Se consideriamo come sia arduo a un fumatore smettere di fumare, possiamo immaginare quanto sia terribile la situazione di un tossicodipendente che voglia uscire dalle sabbie mobili in cui è caduto, magari senza rendersene neppure conto. Aiutarlo è per la società, un dovere imprescindibile, perché non farlo equivarrebbe ad un omicidio, considerate le percentuali delle morti per overdose. Ancora più necessario però prevenire tale piaga. Certo, la scuola un po’ si prodiga per far conoscere ai giovani il rischio della droga, ma per attuare davvero una prevenzione valida bisognerebbe individuare le cause che spingono la persona a drogarsi, in modo da poterle eliminare.

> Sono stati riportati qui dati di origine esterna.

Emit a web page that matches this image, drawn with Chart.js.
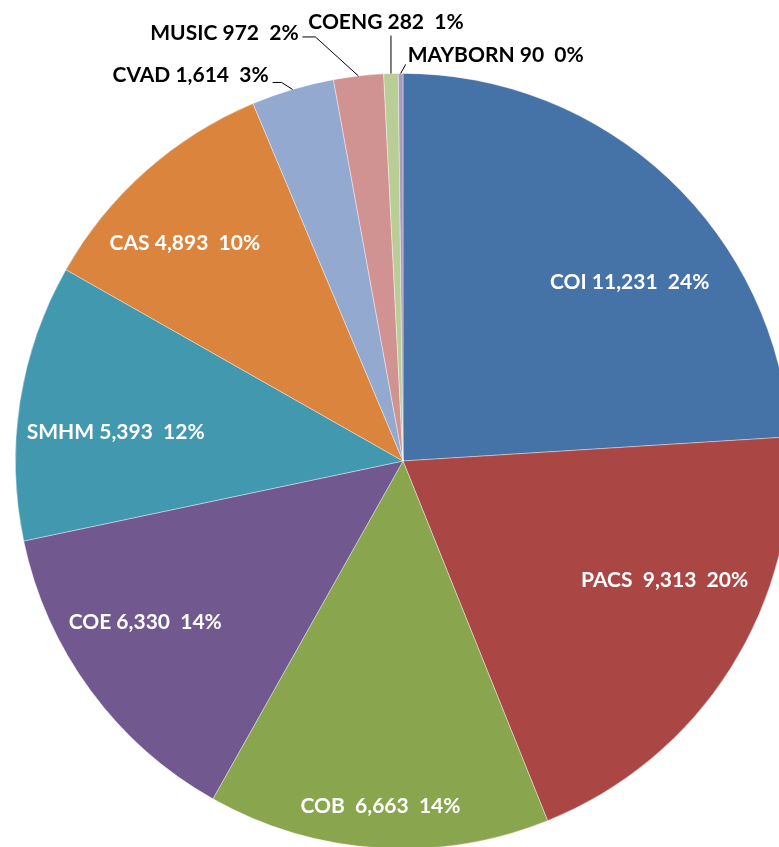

A questo punto il problema diventa estremamente complesso, perché entrano in campo motivazioni e interessi diversissimi. Dietro il giro dell’eroina ci sono speculatori senza scrupoli che guadagnano miliardi sulla pelle dei tossicodipendenti e si tratta spesso di persone “rispettabilissime” con forti appoggi politici. La legge si limita quasi sempre a punire i piccoli spacciatori, mentre chi tira i fili dell’organizzazione riesce sempre a sfuggire alla cattura.

Eliminare dalle radici simili”multinazionali della morte”, vorrebbe dire probabilmente ripulire dalle basi la nostra società. Se ciò è estremamente difficile, quasi impossibile diventa individuare e di conseguenza eliminare, i meccanismi che spingono alla droga. Gli studiosi li hanno più volte elencati: l’emarginazione sociale, la disoccupazione, il non trovare sbocchi professionali ai propri studi possono provocare frustrazione e disperazione. La curiosità di sperimentare un mondo proibito esercita un enorme fascino sui più giovani, che rimangono invischiati in una situazione di cui non avevano calcolato la portata negativa. L’insoddisfazione per una società ingiusta, e a volte crudele, conduce a questa fuga dal mondo e dalle responsabilità, rappresentata dalla droga. Per riportare una vera vittoria sull’eroina, bisognerebbe cambiare la società, renderla più umana e vivibile. Per capire quanto ciò sia difficile, basta sfogliare un giornale, guardare la televisione, osservare con occhi attenti quanto ci circonda; basta passeggiare in un qualsiasi parco e soffermarsi accanto alle decine di siringhe che giacciono sul terreno; basta riflettere sul numero, in pauroso aumento, dei morti per droga. (V.L.)